In a world where the race to build the largest AI models often overshadows discussions of efficiency and practicality, Microsoft's launch of the Phi-4-reasoning-vision-15B model offers a refreshing and necessary shift in perspective. This 15-billion-parameter multimodal AI model challenges the status quo, proving that bigger isn't always better. By balancing performance with efficiency, Microsoft is not only addressing technical challenges but also confronting economic and environmental concerns head-on.
Redefining Efficiency in AI Development
The AI industry is often caught in a paradox: the largest models deliver unparalleled performance, yet their costs and environmental impacts are staggering. Training these colossal systems requires vast amounts of data, energy, and computational power, leading to significant financial and ecological footprints. Microsoft's Phi-4-reasoning-vision-15B breaks away from this trend by achieving competitive performance with much less training data—approximately 200 billion tokens, a mere fraction compared to its rivals.
This efficiency is not accidental but a result of meticulous data curation. The Microsoft team emphasizes quality over quantity, drawing from carefully filtered open-source datasets, high-quality internal data, and targeted acquisitions. This approach not only reduces the data volume needed but also enhances the model's overall quality, addressing common issues found in widely used datasets. For instance, the team manually reviewed and corrected data, ensuring that the training process was as effective as possible.

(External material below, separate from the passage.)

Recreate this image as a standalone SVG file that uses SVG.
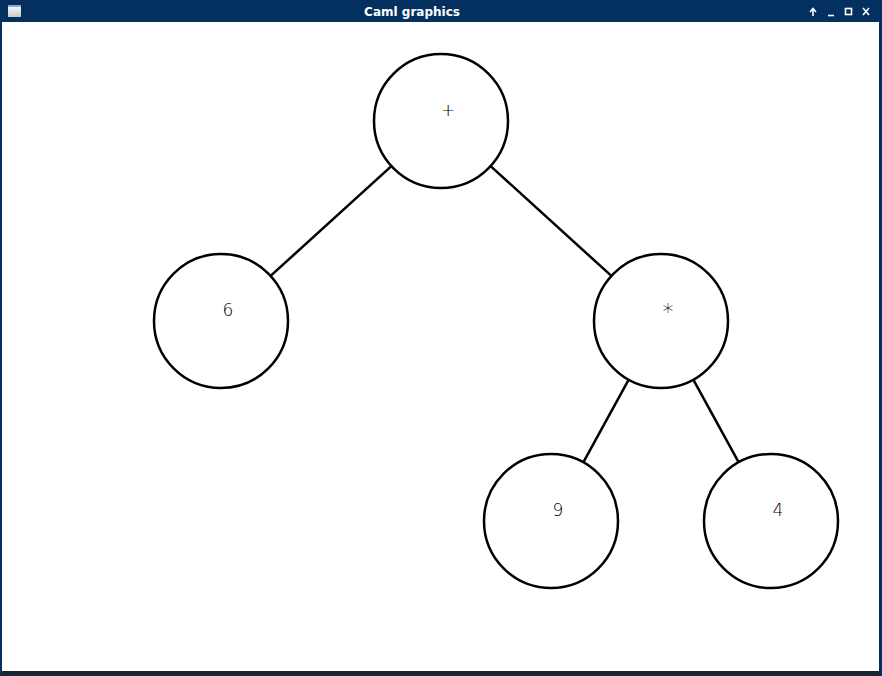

The Art of Mixed Reasoning
One of the most intriguing aspects of the Phi-4-reasoning-vision-15B is its mixed reasoning approach. Traditionally, reasoning models, particularly those in language tasks, have relied on step-by-step problem-solving methods. However, in multimodal tasks that involve both text and images, such verbosity can hinder performance.
Microsoft's solution is a hybrid model that smartly toggles between detailed reasoning and direct responses. By training the model with both chain-of-thought reasoning traces and direct response tags, the system learns when to deploy complex reasoning and when to opt for efficiency. This duality allows the model to excel in domains like math and science, which benefit from structured thinking, while swiftly handling tasks like image captioning without unnecessary delays.
Economic and Environmental Implications
The implications of this development extend beyond mere technical prowess. The reduction in training data and computational resources translates to lower costs and a smaller carbon footprint—an increasingly important consideration as businesses and societies grapple with climate change. By proving that smaller models can match the performance of their larger counterparts, Microsoft is paving the way for more sustainable AI practices.